McDonald's is facing a tax bill of up to $500m as the European Commission investigates the company's tax payments in Luxembourg.
The Financial Times has been crunching the numbers, its review found that the company paid an average tax rate of 1.49% on profits of $1.8bn earned by its headquarters in Luxembourg since it was reorganised in 2009.
The standard tax rate in Luxembourg is 29.2% - the FT reports that if the European Commission judges that its rules have been broken, and it follows the blueprint of the EU's treatment of Apple's payments in Ireland, the fast food chain will be required to pay half a billion USD in back taxes.
McDonald’s has defended its practices and said, "We pay the taxes that are owed and have not received any preferential treatment."
It continued to highlight the fact that between 2011-2015 it paid more than $2.5bn in corporation tax across the EU - with an average rate of almost 27%.

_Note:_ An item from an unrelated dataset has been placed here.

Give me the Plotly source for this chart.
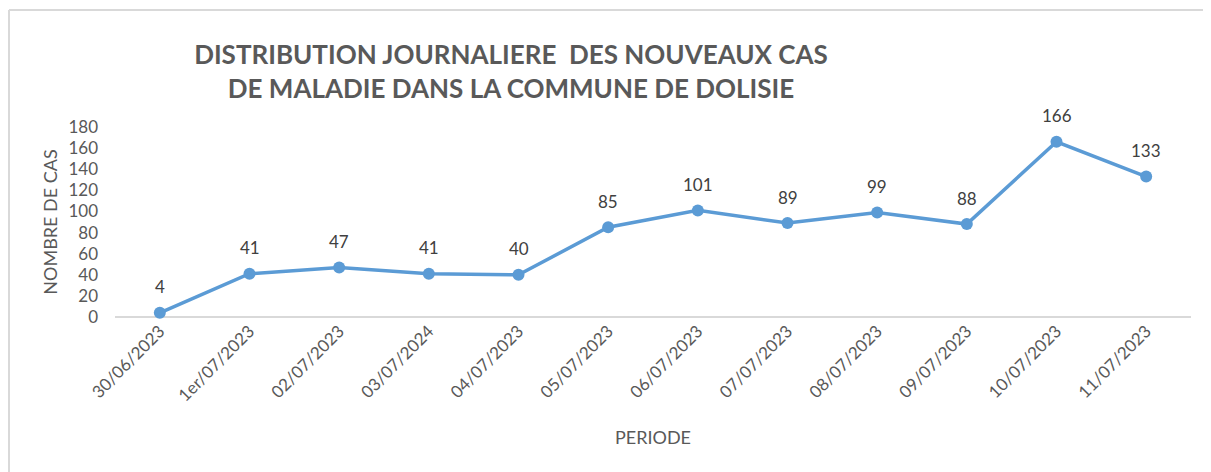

The EU began its investigation shortly after the 'Luxleak' papers were published in late 2015 - they focused international attention on corporate tax payments in the Grand Duchy.
"A tax ruling that agrees to McDonald’s paying no tax on their European royalties either in Luxembourg or in the US has to be looked at very carefully under EU state aid rules," Competition Commissioner Margrethe Vestager said when the probe was launched.
"The purpose of double taxation treaties between countries is to avoid double taxation — not to justify double non-taxation," she continued.